The recommendations include expanding a college loan forgiveness program and boosting salaries. Sen. Wes Hayes, R-York, said trends seem to indicate that teachers are more likely to stay in the field once they reach five years of experience. But many leave within two or three years. He said it appears pay may be the most important factor in their decision.
“Salary is, of course, a big part particularly for new teachers and young teachers,” he told South Carolina Radio Network. “They often come out of college with heavy debt. The pay makes a huge difference to them.”

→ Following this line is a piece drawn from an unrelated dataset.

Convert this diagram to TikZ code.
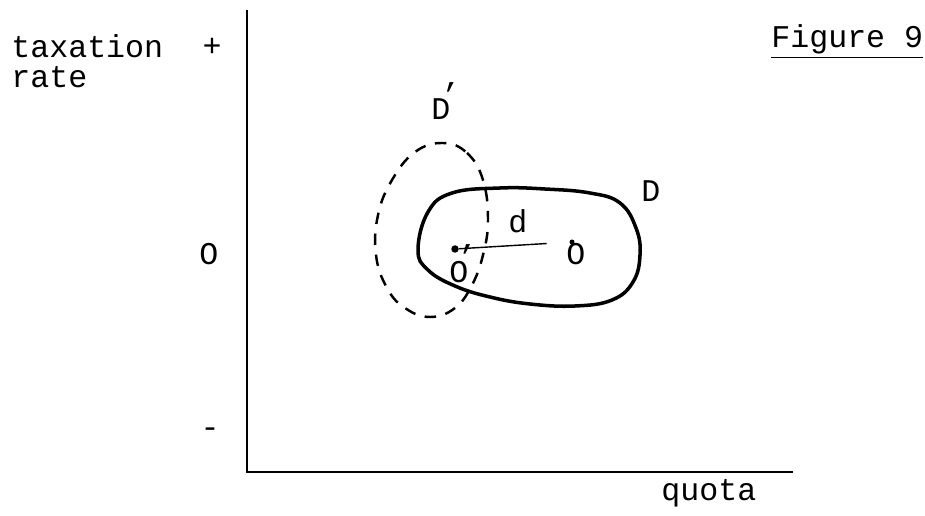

According to the Center for Educator Recruitment, Retention, and Advancement (CERRA), about 2,000 students graduate from South Carolina colleges with education majors each year. But the group says that is not nearly enough to meet the usual 4,000 openings in South Carolina’s school districts. The group said the difference is made up through out-of-state teachers, who are much less likely to remain in South Carolina for the long term.
Hayes warns the problem is only going to get worse, especially in rural areas. “With the Baby Boomers aging out, we’re going to face a teacher shortage all over the state soon. And an administrator shortage. A principal shortage.”
The study panel is also asking officials to examine teacher mentoring programs and other initiatives that would work to keep homegrown teachers in rural or poor districts. Hayes noted that wealthier, suburban school districts and private schools are often able to entice teachers with larger paychecks financed through higher property tax revenue than rural districts can collect.
“If you can get teachers that come from these hard-to-serve areas and have family in those areas, the likelihood that they’ll go back and live there permanently is much better than just trying to attract a teacher with no roots in those areas at all,” he said.
The panel did not estimate the cost for its general recommendations.